I don’t have large-scale numbers for how often this perfect situation plays out, but in my many experience, it’s less than half of the time. Like, much less.

Which sucks, man.

Instead, here’s what happens: I see a scooter on the map, walk several blocks (always in the opposite direction of where I’m going) to pick up it up, but what do you know? It’s gone. GONE, I TELL YOU. My time, my dignity, my life — all of it, gone. Someone beat me to the punch. It is, in fact, a punch.

Or, the scooter hasn’t been picked up; rather, it’s being held hostage in someone’s yard or car or house. This person (who should maybe be jailed) has selfishly kept the scooter for himself at an inconvenience for everyone else. Sure, you can report the scooter as “missing” on the app, but what good is that?

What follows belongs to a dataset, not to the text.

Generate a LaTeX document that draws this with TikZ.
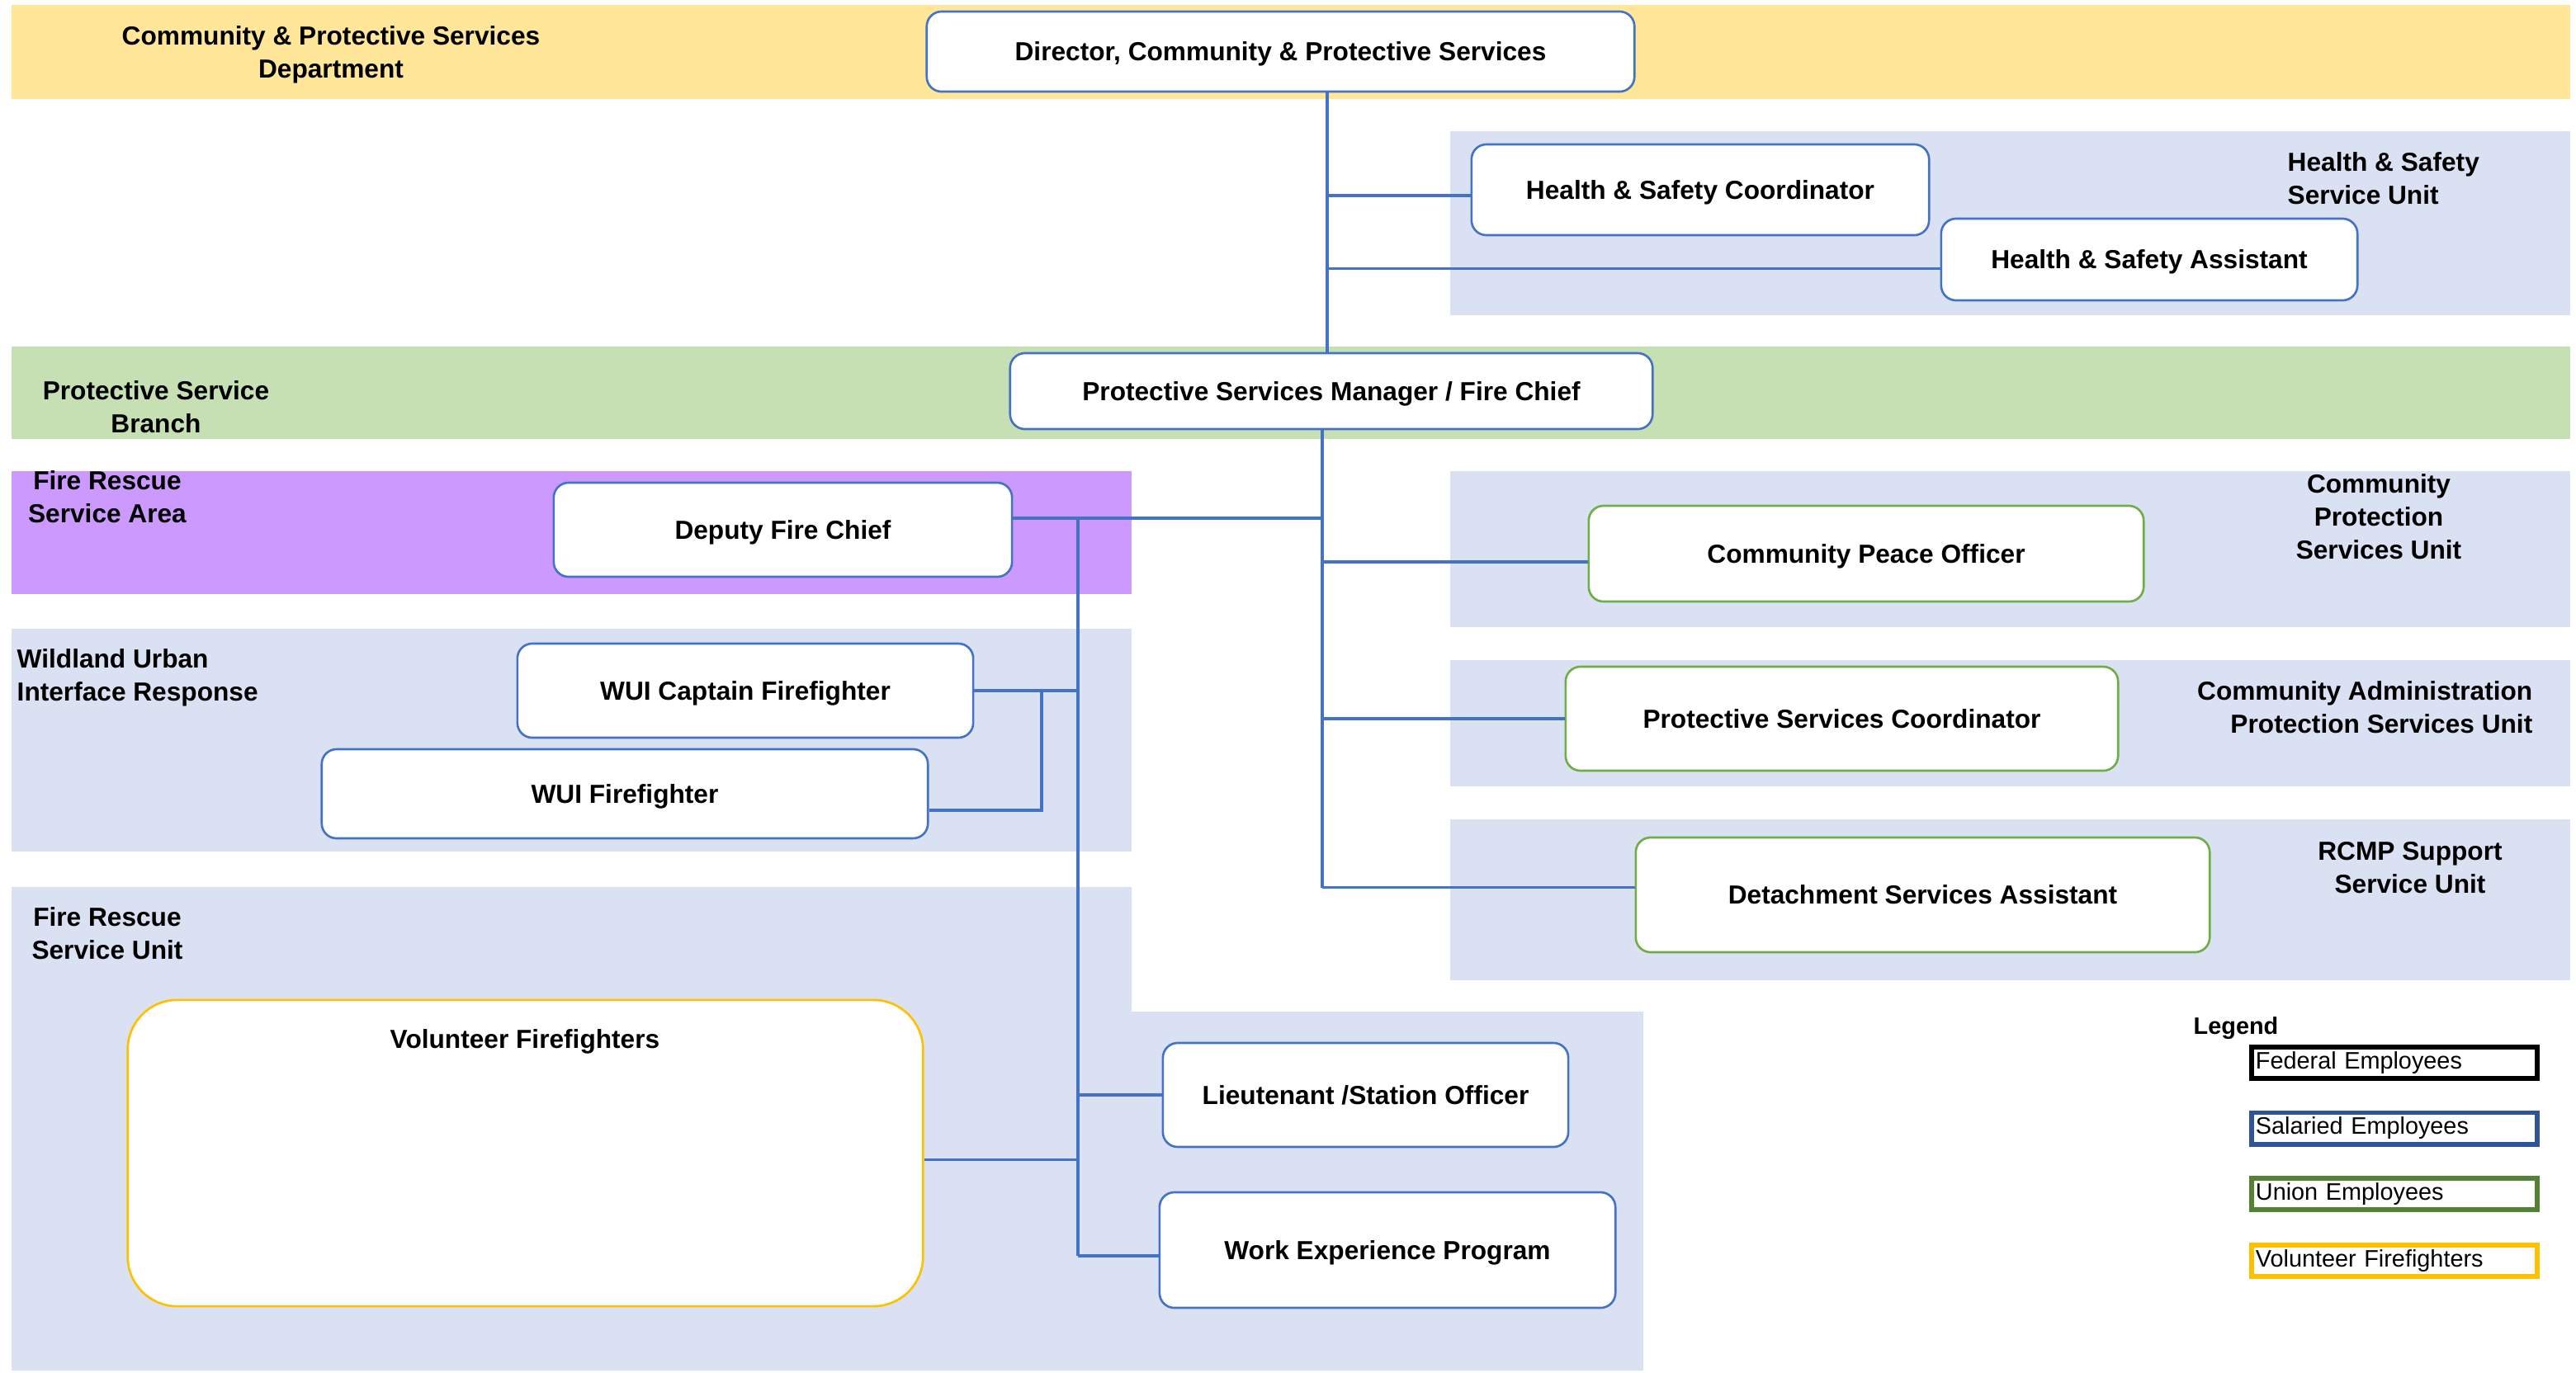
\documentclass[tikz,border=0pt]{standalone}
\usepackage{fontspec}
\setmainfont{Liberation Sans}
\usetikzlibrary{calc}
\definecolor{bandyellow}{HTML}{FFE699}
\definecolor{bandgreen}{HTML}{C6E0B4}
\definecolor{bandpurple}{HTML}{CC99FF}
\definecolor{bandblue}{HTML}{DAE1F2}
\definecolor{salblue}{HTML}{4472C4}
\definecolor{unigreen}{HTML}{70AD47}
\definecolor{volgold}{HTML}{FFC000}
\definecolor{legblue}{HTML}{2F5597}
\definecolor{leggreen}{HTML}{548235}
\begin{document}
\begin{tikzpicture}[x=0.01cm,y=-0.01cm,
  every node/.style={font=\fontsize{9}{11.4}\selectfont\bfseries},
  post/.style={draw=salblue, line width=0.75pt, fill=white, rounded corners=0.18cm, align=center,
    inner sep=0pt, text height=6.5pt, text depth=0pt},
  unionpost/.style={post, draw=unigreen},
  conn/.style={draw=salblue, line width=1pt},
  bandlabel/.style={inner sep=0pt},
  legbox/.style={fill=white, line width=1.7pt, minimum height=0.38cm, text width=3.36cm,
    inner xsep=0.05cm, inner ysep=0pt, align=left, font=\fontsize{8.2}{10}\selectfont}
]
\useasboundingbox (0,0) rectangle (3121,1663);

% ---- bands ----
\fill[bandyellow] (14,6) rectangle (3114,120);
\fill[bandblue] (1757,159) rectangle (3114,382);
\fill[bandgreen] (14,420) rectangle (3114,532);
\fill[bandpurple] (14,571) rectangle (1371,720);
\fill[bandblue] (1757,571) rectangle (3114,760);
\fill[bandblue] (14,762) rectangle (1371,1032);
\fill[bandblue] (1757,800) rectangle (3114,953);
\fill[bandblue] (1757,993) rectangle (3114,1188);
\fill[bandblue] (14,1075) -- (1371,1075) -- (1371,1226) -- (1991,1226)
  -- (1991,1661) -- (14,1661) -- cycle;

% ---- band labels ----
\node[bandlabel, align=center] (lbdept) at (401,66) {Community \& Protective Services\\Department};
\node[bandlabel, align=left, anchor=west] (lbhs) at (2771,216) {Health \& Safety\\Service Unit};
\node[bandlabel, align=center] (lbpsb) at (189,493) {Protective Service\\Branch};
\node[bandlabel, align=center] (lbfrsa) at (130,602) {Fire Rescue\\Service Area};
\node[bandlabel, align=left, anchor=west] (lbwui) at (20,821) {Wildland Urban\\Interface Response};
\node[bandlabel, align=center] (lbfrsu) at (130,1131) {Fire Rescue\\Service Unit};
\node[bandlabel, align=center] (lbcps) at (2882,626) {Community\\Protection\\Services Unit};
\node[bandlabel, align=right, anchor=east] (lbcaps) at (3069,857) {Community Administration\\Protection Services Unit};
\node[bandlabel, align=center] (lbrcmp) at (2920,1052) {RCMP Support\\Service Unit};

% ---- positions ----
\node[post, minimum width=8.57cm, minimum height=0.97cm] (dir) at (1551.5,62.5) {Director, Community \& Protective Services};
\node[post, minimum width=5.54cm, minimum height=1.10cm] (hsc) at (2060,230) {Health \& Safety Coordinator};
\node[post, minimum width=5.04cm, minimum height=0.99cm] (hsa) at (2604,314.5) {Health \& Safety Assistant};
\node[post, minimum width=7.78cm, minimum height=0.92cm] (psm) at (1613,474) {Protective Services Manager / Fire Chief};
\node[post, minimum width=5.55cm, minimum height=1.14cm] (dfc) at (948.5,642) {Deputy Fire Chief};
\node[post, minimum width=5.52cm, minimum height=1.14cm] (wuic) at (903,837) {WUI Captain Firefighter};
\node[post, minimum width=7.34cm, minimum height=1.08cm] (wuif) at (757,962) {WUI Firefighter};
\node[post, draw=volgold, rounded corners=0.6cm, minimum width=9.63cm, minimum height=3.71cm] (vol) at (636.5,1397.5) {};
\node[bandlabel] (voltitle) at (636,1262) {Volunteer Firefighters};
\node[post, minimum width=4.91cm, minimum height=1.26cm] (lt) at (1654.5,1327) {Lieutenant /Station Officer};
\node[post, minimum width=5.52cm, minimum height=1.40cm] (wep) at (1681,1515) {Work Experience Program};
\node[unionpost, minimum width=6.72cm, minimum height=1.16cm] (cpo) at (2261,671) {Community Peace Officer};
\node[unionpost, minimum width=6.69cm, minimum height=1.26cm] (psc) at (2231.5,871) {Protective Services Coordinator};
\node[unionpost, minimum width=6.95cm, minimum height=1.39cm] (dsa) at (2329.5,1084.5) {Detachment Services Assistant};

% ---- reporting lines ----
\coordinate (ta) at (1608,0);
\coordinate (tb) at (1602,0);
\coordinate (tc) at (1306,0);
\coordinate (td) at (1262,0);
\coordinate (dfcjoin) at ($(dfc.east)+(0,-14)$);
\coordinate (wuifjoin) at ($(wuif.east)+(0,20)$);
\coordinate (hsajoin) at ($(hsa.west)+(0,11)$);
\coordinate (hscjoin) at ($(hsc.west)+(0,7)$);
\coordinate (cpojoin) at ($(cpo.west)+(0,10)$);
\coordinate (dsajoin) at ($(dsa.west)+(0,-9)$);
\coordinate (wepjoin) at ($(wep.west)+(0,7)$);
\coordinate (voljoin) at ($(vol.east)+(0,8)$);

\draw[conn] (ta |- dir.south) -- (ta |- psm.north);
\draw[conn] (ta |- hscjoin) -- (hscjoin);
\draw[conn] (ta |- hsajoin) -- (hsajoin);

\draw[conn] (tb |- psm.south) -- (tb |- dsajoin);
\draw[conn] (dfcjoin) -- (tb |- dfcjoin);
\draw[conn] (tb |- cpojoin) -- (cpojoin);
\draw[conn] (tb |- psc.west) -- (psc.west);
\draw[conn] (tb |- dsajoin) -- (dsajoin);

\draw[conn] (tc |- dfcjoin) -- (tc |- wepjoin);
\draw[conn] (wuic.east) -- (tc |- wuic.east);
\draw[conn] (td |- wuic.east) -- (td |- wuifjoin) -- (wuifjoin);
\draw[conn] (voljoin) -- (tc |- voljoin);
\draw[conn] (tc |- lt.west) -- (lt.west);
\draw[conn] (tc |- wepjoin) -- (wepjoin);

% ---- legend ----
\node[anchor=west, inner sep=0pt, font=\fontsize{8.2}{10}\selectfont\bfseries] (leg) at (2657,1246) {Legend};
\node[legbox, draw=black] (legfed) at (2901,1288) {Federal Employees};
\node[legbox, draw=legblue] (legsal) at (2901,1367.5) {Salaried Employees};
\node[legbox, draw=leggreen] (leguni) at (2901,1447) {Union Employees};
\node[legbox, draw=volgold] (legvol) at (2901,1528) {Volunteer Firefighters};
\end{tikzpicture}
\end{document}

I might as well yell at the clouds.

Or, if the scooter isn’t gone, it certainly exists, but what I saw on the app was a lie. A BOLD FACED LIE. Because the way this works is that the map will tell me not only where a scooter is, but also how much battery life it has remaining. And all too often the scooter on the map tells users that a scooter is at 100, or 75, or 50 percent battery life (100 percent battery is about 20 miles worth of riding), yet when in reality after you scan the scooter’s barcode, it will say something to the effect of, “Sorry, this scooter is low on battery and cannot be used.”

It’s not fit to print in a family newspaper what I say out loud, in public and in front of strangers, when this happens. I’m getting upset just writing this. And if it’s not the battery life, it’s a “damaged” scooter that will send me into a fit, because that too makes the scooter unrideable, and is something I wasn’t alerted to before I walked six blocks, uphill, in the heat. It’s awful product management at best, malicious engineering at worst.

These two major problems happen constantly and in the four months I’ve been riding has shown no signs of improving. It is enraging and agonizing, perhaps my worst user experience in recent memory, and I bank with Wells Fargo.

Look, I understand that maintenance of these scooters is difficult. My empathy for building and maintaining a serviceable product on such a large scale runs deep.

As for the low battery and broken scooter problem — get with the program. A few broad suggestions: simply fix the engineering. Developers are among the best problem-solvers in the room. Let them do their thing to help ensure the scooter and app talks to each other in real time. Also, allow users to better signal when a scooter is broken or low on battery. Scooter riders look out for one another (save for those jerk hoarders). If one’s unrideable, provide an easy way to have that scooter taken off the map after a user sends an alert. Should there be a verified option for frequent users? Perhaps there should. These power users can help monitor the situations.

All of this comes down to being dependable. Too often these scooters aren’t. While using Uber and Lyft is, from my view, a crummy and expensive experience, they’re nothing if not reliable. Trust is earned and so far, these scooter companies are running low. I guess at least one thing’s consistent.